In Brussels, the European Commission announced an emergency aid tranche of 280 million euros for civilian reconstruction, drawn from the Union’s external action reserve, and said separate negotiations would begin Thursday on whether to suspend specific transactional sanctions on Iranian humanitarian imports for a renewable 90-day window. A Commission spokesperson, Eric Mamer, declined to commit to a timeline on broader sanctions review, saying member states remained “in different places” on the question.

Asian responses came in measured tones. Japan’s foreign minister, Yoko Kamikawa, said Tokyo would contribute personnel to the UN observer mission and would resume a previously suspended dialogue with Iran on maritime safety.
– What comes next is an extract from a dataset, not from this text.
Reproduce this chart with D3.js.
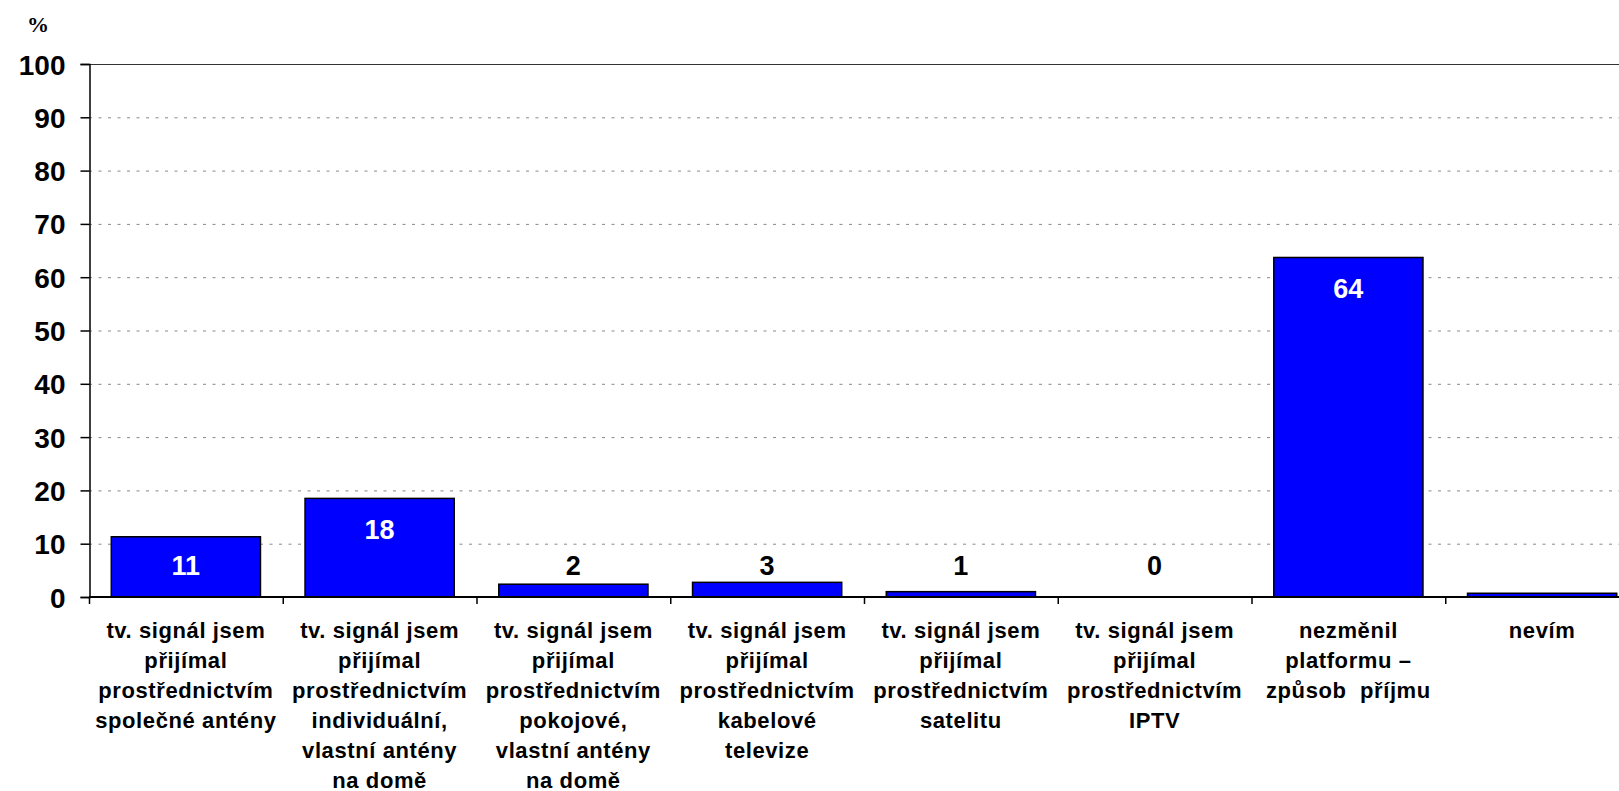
<!DOCTYPE html>
<html>
<head>
<meta charset="utf-8">
<script src="https://cdn.jsdelivr.net/npm/d3@7"></script>
<style>
body { margin: 0; background: #fff; overflow: hidden; }
svg { display: block; font-family: "Liberation Sans", Arial, sans-serif; font-weight: bold; }
</style>
</head>
<body>
<div id="chart-area"></div>
<script>
var categories = [
    ["tv. signál jsem", "přijímal", "prostřednictvím", "společné antény"],
    ["tv. signál jsem", "přijímal", "prostřednictvím", "individuální,", "vlastní antény", "na domě"],
    ["tv. signál jsem", "přijímal", "prostřednictvím", "pokojové,", "vlastní antény", "na domě"],
    ["tv. signál jsem", "přijímal", "prostřednictvím", "kabelové", "televize"],
    ["tv. signál jsem", "přijímal", "prostřednictvím", "satelitu"],
    ["tv. signál jsem", "přijímal", "prostřednictvím", "IPTV"],
    ["nezměnil", "platformu –", "způsob  příjmu"],
    ["nevím"]
];
var values = [11.3, 18.5, 2.4, 2.75, 1.0, 0, 63.7, 0.7];
var valueLabels = ["11", "18", "2", "3", "1", "0", "64", ""];
var yTicks = [0, 10, 20, 30, 40, 50, 60, 70, 80, 90, 100];

var width = 1619, height = 791;
var plotLeft = 89, plotTop = 64, plotBottom = 597, plotRight = 1639;

var svg = d3.select("#chart-area").append("svg")
    .attr("width", width)
    .attr("height", height);

var idx = categories.map((d, i) => i);

var x = d3.scaleBand()
    .domain(idx)
    .range([plotLeft, plotRight])
    .paddingInner(0.23)
    .paddingOuter(0.115);

var y = d3.scaleLinear()
    .domain([0, 100])
    .range([plotBottom, plotTop]);

// gridlines
svg.append("g").selectAll("line")
    .data(yTicks.filter(d => d > 0))
    .enter().append("line")
    .attr("x1", plotLeft).attr("x2", width)
    .attr("y1", d => y(d) + 0.5).attr("y2", d => y(d) + 0.5)
    .attr("stroke", d => d === 100 ? "#333" : "#888")
    .attr("stroke-width", 1)
    .attr("stroke-dasharray", d => d === 100 ? null : "3,6.5");

// left axis
var leftAxis = d3.axisLeft(y)
    .tickValues(yTicks)
    .tickSize(9)
    .tickPadding(15);
var ga = svg.append("g")
    .attr("transform", "translate(" + (plotLeft + 0.5) + ",0)")
    .call(leftAxis);
ga.select(".domain").attr("stroke", "#000").attr("stroke-width", 1.5);
ga.selectAll(".tick line").attr("stroke", "#000").attr("stroke-width", 1.5);
ga.selectAll("text")
    .attr("font-size", "28px")
    .attr("font-family", "Liberation Sans, Arial, sans-serif")
    .attr("font-weight", "bold")
    .attr("fill", "#000")
    .attr("dy", "0.36em");

// bars
svg.append("g").selectAll("rect")
    .data(values)
    .enter().append("rect")
    .attr("x", (d, i) => x(i))
    .attr("y", d => y(d))
    .attr("width", x.bandwidth())
    .attr("height", d => y(0) - y(d))
    .attr("fill", "#0000ff")
    .attr("stroke", d => d > 0 ? "#000" : "none")
    .attr("stroke-width", 1.5);

// x axis line + category ticks
svg.append("line")
    .attr("x1", plotLeft).attr("x2", width)
    .attr("y1", plotBottom).attr("y2", plotBottom)
    .attr("stroke", "#000").attr("stroke-width", 2);

var step = x.step();
svg.append("g").selectAll("line")
    .data(idx)
    .enter().append("line")
    .attr("x1", (d, i) => x(i) + x.bandwidth() / 2 - step / 2 + 0.5)
    .attr("x2", (d, i) => x(i) + x.bandwidth() / 2 - step / 2 + 0.5)
    .attr("y1", plotBottom).attr("y2", plotBottom + 7)
    .attr("stroke", "#000").attr("stroke-width", 1.5);

// value labels (inside the bar when tall enough)
svg.append("g").selectAll("text")
    .data(values)
    .enter().append("text")
    .attr("x", (d, i) => x(i) + x.bandwidth() / 2)
    .attr("y", d => Math.min(y(d) + 31, y(0) - 32))
    .attr("dy", "0.36em")
    .attr("text-anchor", "middle")
    .attr("font-size", "27px")
    .attr("fill", d => d >= 10 ? "#fff" : "#000")
    .text((d, i) => valueLabels[i]);

// category labels
var cat = svg.append("g").selectAll("text")
    .data(categories)
    .enter().append("text")
    .attr("text-anchor", "middle")
    .attr("font-size", "22px")
    .attr("fill", "#000")
    .attr("letter-spacing", "0.6px");
cat.selectAll("tspan")
    .data((d, i) => d.map(t => ({t: t, i: i})))
    .enter().append("tspan")
    .attr("x", d => x(d.i) + x.bandwidth() / 2)
    .attr("y", (d, j) => 630 + j * 30)
    .attr("dy", "0.36em")
    .style("white-space", "pre")
    .text(d => d.t);

// unit label
svg.append("text")
    .attr("x", 38)
    .attr("y", 32)
    .attr("text-anchor", "middle")
    .attr("font-family", "Liberation Serif, serif")
    .attr("font-size", "22px")
    .attr("font-weight", "bold")
    .text("%");
</script>
</body>
</html>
South Korea’s foreign ministry welcomed the Council vote and announced the partial lifting of an advisory against travel to the Gulf for non-essential business. India’s external affairs minister, S. Jaishankar, said New Delhi was “ready to facilitate normal commerce” in the Gulf and that Indian-flagged shipping would resume scheduled transits through the Strait of Hormuz beginning Thursday.

The Trump administration, while supporting the Security Council resolution, continued to draw a hard line on sanctions architecture. In a background call with reporters shortly after the vote, a senior State Department official said the United States viewed the Council action as “necessary scaffolding” but stressed that “the sanctions framework is not part of the ceasefire, was not part of the Islamabad text, and is not what the Paris meeting is about as far as we are concerned.” The official said additional U.S. designations against entities linked to Iranian missile production remained “under active review.”
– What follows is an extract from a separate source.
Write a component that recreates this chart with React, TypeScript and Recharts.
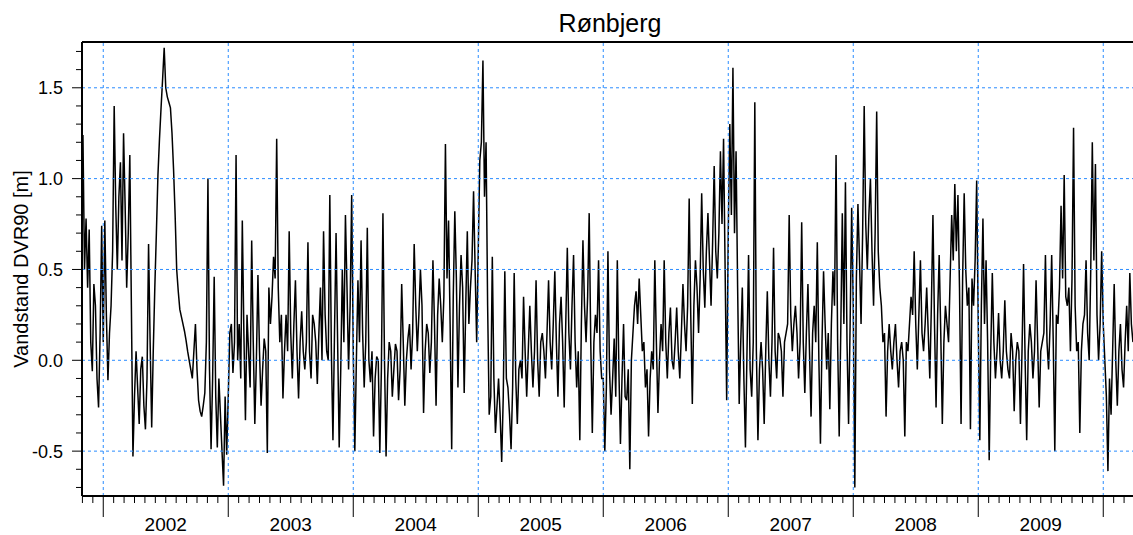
import React from 'react';
import { LineChart, Line, XAxis, YAxis, ReferenceLine } from 'recharts';

// water level samples, about 4.5 days (0.0125 yr) apart
const STEP = 0.0125;

const LEVEL_2001 = [0.62, 1.24, 0.50, 0.78, 0.40, 0.72, 0.10, -0.06, 0.42, 0.30, -0.10, -0.26, 0.15, 0.74];
const LEVEL_2002 = [
  0.10, 0.77, 0.25, -0.11, 0.15, 0.30, 0.60, 1.40, 0.85, 0.50,
  0.90, 1.09, 0.55, 1.25, 0.85, 0.40, 0.70, 1.13, 0.30, -0.53,
  -0.20, 0.05, -0.15, -0.35, -0.05, 0.02, -0.25, -0.38, -0.10, 0.64,
  0.10, -0.37, 0.05, 0.40, 0.70, 1.02, 1.22, 1.39, 1.55, 1.72,
  1.50, 1.45, 1.42, 1.39, 1.25, 1.05, 0.80, 0.50, 0.38, 0.28,
  0.24, 0.20, 0.16, 0.11, 0.05, 0.00, -0.05, -0.10, 0.05, 0.20,
  -0.05, -0.22, -0.28, -0.31, -0.25, -0.18, 0.10, 1.00, -0.05, -0.49,
  -0.10, 0.46, -0.20, -0.48, -0.10, -0.30, -0.50, -0.69, -0.20, -0.52,
];
const LEVEL_2003 = [
  -0.20, 0.15, 0.20, -0.07, 0.10, 1.13, 0.00, 0.20, -0.10, 0.77,
  0.15, -0.33, 0.25, 0.05, -0.15, 0.66, 0.10, -0.35, 0.00, 0.47,
  0.05, -0.25, -0.05, 0.12, 0.05, -0.51, 0.40, 0.20, 0.35, 0.57,
  0.45, 1.22, 0.40, 0.10, 0.25, -0.21, 0.05, 0.25, 0.05, 0.71,
  0.15, -0.10, 0.20, 0.44, 0.05, -0.21, 0.10, 0.27, 0.05, -0.05,
  0.10, 0.65, 0.05, -0.10, 0.25, 0.20, 0.10, -0.13, 0.15, 0.40,
  0.00, 0.71, 0.25, 0.05, 0.00, 0.91, 0.05, -0.44, 0.15, 0.70,
  0.10, -0.48, -0.05, 0.50, 0.10, 0.80, 0.40, -0.05, 0.30, 0.91,
];
const LEVEL_2004 = [
  0.05, -0.50, 0.00, 0.44, 0.10, 0.66, 0.15, -0.15, 0.10, 0.73,
  0.00, -0.12, 0.05, -0.42, -0.10, 0.02, 0.00, -0.51, -0.05, 0.81,
  0.00, -0.53, -0.10, 0.10, 0.05, -0.20, -0.05, 0.09, 0.05, -0.22,
  -0.05, 0.42, 0.10, -0.25, 0.00, 0.12, 0.20, -0.05, 0.15, 0.64,
  0.30, 0.05, 0.25, 0.50, 0.30, -0.29, 0.05, 0.20, 0.15, -0.07,
  0.10, 0.55, 0.20, -0.25, 0.25, 0.45, 0.30, 0.10, 0.35, 1.19,
  0.45, 0.77, 0.20, -0.49, 0.35, 0.82, 0.45, -0.15, 0.30, 0.58,
  0.40, -0.18, 0.30, 0.71, 0.20, 0.40, 0.55, 0.93, 0.50, 0.10,
];
const LEVEL_2005 = [
  0.60, 1.10, 1.20, 1.65, 0.90, 1.20, 0.30, -0.30, -0.20, 0.57,
  -0.10, -0.40, -0.25, -0.10, -0.30, -0.56, -0.20, 0.49, -0.10, -0.15,
  -0.30, -0.49, -0.15, 0.48, -0.10, -0.35, -0.05, 0.00, -0.10, 0.35,
  0.05, -0.20, 0.05, 0.30, 0.05, -0.15, 0.05, 0.44, 0.00, -0.20,
  0.10, 0.15, 0.05, -0.10, 0.15, 0.44, 0.10, -0.05, 0.20, 0.49,
  0.10, -0.20, 0.20, 0.35, 0.10, -0.26, 0.20, 0.62, 0.15, -0.05,
  0.30, 0.58, 0.10, -0.15, 0.05, -0.44, 0.20, 0.66, 0.30, 0.10,
  0.35, 0.81, 0.10, -0.40, 0.10, 0.25, 0.15, 0.55, 0.05, -0.10,
];
const LEVEL_2006 = [
  -0.10, -0.50, -0.15, 0.60, -0.05, -0.30, -0.10, 0.12, -0.20, 0.55,
  -0.05, -0.46, -0.10, 0.20, -0.20, -0.22, -0.05, -0.60, 0.00, 0.15,
  0.30, 0.38, 0.20, 0.45, 0.25, 0.05, 0.10, -0.15, -0.05, -0.42,
  -0.10, 0.05, -0.05, 0.55, 0.10, -0.29, 0.00, 0.20, 0.05, 0.55,
  0.10, -0.10, 0.15, 0.29, 0.00, -0.05, 0.10, 0.29, 0.05, -0.10,
  0.15, 0.42, 0.20, 0.05, 0.30, 0.89, 0.25, -0.24, 0.30, 0.55,
  0.40, 0.15, 0.45, 0.92, 0.50, 0.29, 0.60, 0.81, 0.55, 0.30,
  0.65, 1.07, 0.60, 0.45, 0.70, 1.15, 0.75, 1.22, 0.50, -0.22,
];
const LEVEL_2007 = [
  0.70, 1.30, 0.80, 1.61, 0.70, 1.15, 0.40, -0.24, 0.10, 0.40,
  -0.10, -0.48, 0.05, 0.58, -0.05, -0.20, 0.10, 1.42, 0.05, -0.44,
  -0.05, 0.10, -0.05, -0.35, 0.05, 0.38, 0.00, -0.20, 0.10, 0.62,
  0.05, -0.10, 0.15, 0.12, 0.05, -0.20, 0.10, 0.15, 0.20, 0.80,
  0.25, 0.05, 0.20, 0.30, 0.15, -0.10, 0.10, 0.76, 0.10, -0.18,
  0.15, 0.42, 0.05, -0.31, 0.15, 0.30, 0.10, 0.65, 0.00, -0.46,
  0.10, 0.49, 0.20, -0.05, 0.15, -0.27, 0.20, 0.49, 0.30, 1.13,
  0.10, -0.42, 0.15, 0.81, 0.20, 0.98, 0.10, -0.35, 0.20, 0.84,
];
const LEVEL_2008 = [
  0.30, -0.70, 0.45, 0.86, 0.55, 0.20, 0.70, 1.40, 0.75, 0.50,
  0.80, 1.00, 0.60, 0.30, 0.70, 1.37, 0.60, 0.40, 0.30, 0.10,
  0.15, -0.31, 0.05, 0.20, 0.05, -0.05, 0.10, 0.20, 0.00, -0.15,
  0.05, 0.10, 0.00, -0.42, 0.10, 0.05, 0.20, 0.35, 0.25, 0.60,
  0.20, -0.05, 0.25, 0.55, 0.15, 0.05, 0.20, 0.40, 0.15, -0.10,
  0.30, 0.80, 0.20, -0.26, 0.25, 0.58, 0.15, -0.35, 0.10, 0.30,
  0.20, 0.10, 0.45, 0.80, 0.55, 0.97, 0.60, 0.91, 0.40, -0.35,
  0.45, 0.92, 0.50, 0.30, 0.40, -0.38, 0.45, 0.30, 0.55, 0.99,
];
const LEVEL_2009 = [
  0.20, -0.44, 0.30, 0.78, 0.20, 0.55, 0.10, -0.55, 0.05, 0.48,
  0.10, -0.10, 0.05, 0.26, 0.00, -0.10, 0.05, 0.33, 0.05, -0.05,
  -0.10, 0.15, 0.05, -0.28, 0.00, 0.10, 0.05, -0.35, 0.05, 0.53,
  0.00, -0.44, 0.05, 0.20, 0.10, -0.10, 0.05, 0.44, 0.10, -0.26,
  0.05, 0.10, 0.15, 0.58, 0.10, -0.05, 0.20, 0.58, 0.10, -0.50,
  0.25, 0.20, 0.40, 0.85, 0.45, 1.02, 0.35, 0.30, 0.40, 0.05,
  0.45, 1.28, 0.30, 0.05, 0.10, -0.40, 0.05, 0.20, 0.25, 0.55,
  0.15, 0.00, 0.50, 1.20, 0.55, 1.08, 0.25, 0.00, 0.20, 0.60,
];
const LEVEL_2010 = [0.20, 0.00, -0.20, -0.61, -0.10, -0.30, 0.05, 0.42, 0.00, -0.25, 0.05, 0.20, -0.05, -0.15, 0.10, 0.30, 0.05, 0.48, 0.20, 0.10];

const YEARS = [2002, 2003, 2004, 2005, 2006, 2007, 2008, 2009];
const FULL_YEARS = [LEVEL_2002, LEVEL_2003, LEVEL_2004, LEVEL_2005, LEVEL_2006, LEVEL_2007, LEVEL_2008, LEVEL_2009];
const GRID_YEARS = [2002, 2003, 2004, 2005, 2006, 2007, 2008, 2009, 2010];
const GRID_LEVELS = [-0.5, 0, 0.5, 1.0, 1.5];

const X_MIN = 2001.83;
const X_MAX = 2010.238;
const Y_MIN = -0.747;
const Y_MAX = 1.752;

const data = [
  ...LEVEL_2001.map((v, i) => ({ t: 2002 - (LEVEL_2001.length - i) * STEP, v })),
  ...YEARS.flatMap((y, k) => FULL_YEARS[k].map((v, i) => ({ t: y + i * STEP, v }))),
  ...LEVEL_2010.map((v, i) => ({ t: 2010 + i * STEP, v })),
];

// month ticks on the time axis
const monthTicks: number[] = [];
for (let y = 2001; y <= 2010; y++) {
  for (let m = 0; m < 12; m++) {
    const t = y + m / 12;
    if (t >= X_MIN && t <= X_MAX) monthTicks.push(t);
  }
}
const levelTicks = Array.from({ length: 25 }, (_, i) => (i - 7) / 10);

const FONT = '"Liberation Sans", Arial, sans-serif';
const GRID = '#2a8cff';

const XTick = ({ x, y, payload }: any) => {
  const k = Math.round(payload.value * 12);
  const m = k % 12;
  const year = Math.floor(k / 12);
  return (
    <g>
      <line x1={x} x2={x} y1={y} y2={y + (m === 0 ? 21 : 7)} stroke="#000" strokeWidth={1} />
      {m === 6 && (
        <text x={x} y={y + 35} textAnchor="middle" fontSize={19} fontFamily={FONT} fill="#000">
          {year}
        </text>
      )}
    </g>
  );
};

const YTick = ({ x, y, payload }: any) => {
  const v = payload.value;
  const major = Math.abs(v * 2 - Math.round(v * 2)) < 1e-6;
  return (
    <g>
      <line x1={x - (major ? 10 : 6)} x2={x} y1={y} y2={y} stroke="#000" strokeWidth={1} />
      {major && (
        <text x={x - 19} y={y + 6.5} textAnchor="end" fontSize={18} fontFamily={FONT} fill="#000">
          {v.toFixed(1)}
        </text>
      )}
    </g>
  );
};

export default function App() {
  return (
    <div style={{ position: 'absolute', left: 0, top: 0, width: 1133, height: 535, background: '#fff' }}>
      <div
        style={{
          position: 'absolute', left: 610, top: 11, transform: 'translateX(-50%)',
          fontFamily: FONT, fontSize: 25, lineHeight: '25px', whiteSpace: 'nowrap', color: '#000',
        }}
      >
        Rønbjerg
      </div>
      <div
        style={{
          position: 'absolute', left: 21, top: 269, transform: 'translate(-50%, -50%) rotate(-90deg)',
          fontFamily: FONT, fontSize: 20, lineHeight: '20px', whiteSpace: 'nowrap', color: '#000',
        }}
      >
        Vandstand DVR90 [m]
      </div>
      <LineChart width={1133} height={535} data={data} margin={{ top: 42, right: 0, bottom: 0, left: 0 }}>
        <XAxis
          dataKey="t"
          type="number"
          domain={[X_MIN, X_MAX]}
          allowDataOverflow
          ticks={monthTicks}
          interval={0}
          height={39}
          tickSize={0}
          tickMargin={0}
          tickLine={false}
          axisLine={{ stroke: '#000', strokeWidth: 2 }}
          tick={(p: any) => <XTick {...p} />}
        />
        <YAxis
          type="number"
          domain={[Y_MIN, Y_MAX]}
          allowDataOverflow
          ticks={levelTicks}
          interval={0}
          width={82}
          tickSize={0}
          tickMargin={0}
          tickLine={false}
          axisLine={{ stroke: '#000', strokeWidth: 2 }}
          tick={(p: any) => <YTick {...p} />}
        />
        <Line
          dataKey="v"
          type="linear"
          stroke="#000"
          strokeWidth={1.5}
          strokeLinejoin="miter"
          dot={false}
          isAnimationActive={false}
        />
        {GRID_YEARS.map((y) => (
          <ReferenceLine key={'gx' + y} x={y} stroke={GRID} strokeDasharray="3 3" strokeWidth={1} />
        ))}
        {GRID_LEVELS.map((v) => (
          <ReferenceLine key={'gy' + v} y={v} stroke={GRID} strokeDasharray="3 3" strokeWidth={1} />
        ))}
        <ReferenceLine y={Y_MAX} stroke="#000" strokeWidth={2} />
      </LineChart>
    </div>
  );
}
That position is expected to be the dominant point of friction in Paris. A senior European diplomat, speaking on condition of anonymity ahead of the conference, said the divergence between Washington and most European capitals on the pacing of sanctions relief was “real but manageable,” provided early verification milestones were met. “If the inspectors get the access they have been promised,” the diplomat said, “the politics of selective relief become easier. If they do not, the politics get harder for everyone.”

Mediators in Islamabad said the deputy-minister-level follow-on meeting first floated last week would now take place in May, with Oman and Switzerland co-hosting a technical session in Geneva the following week to formalize the inspectors’ access protocols. Pakistani officials said additional confidence-building measures, including the precise timetable for the Doha prisoner exchange and the deployment schedule for European technical observers, would be announced before the end of the week.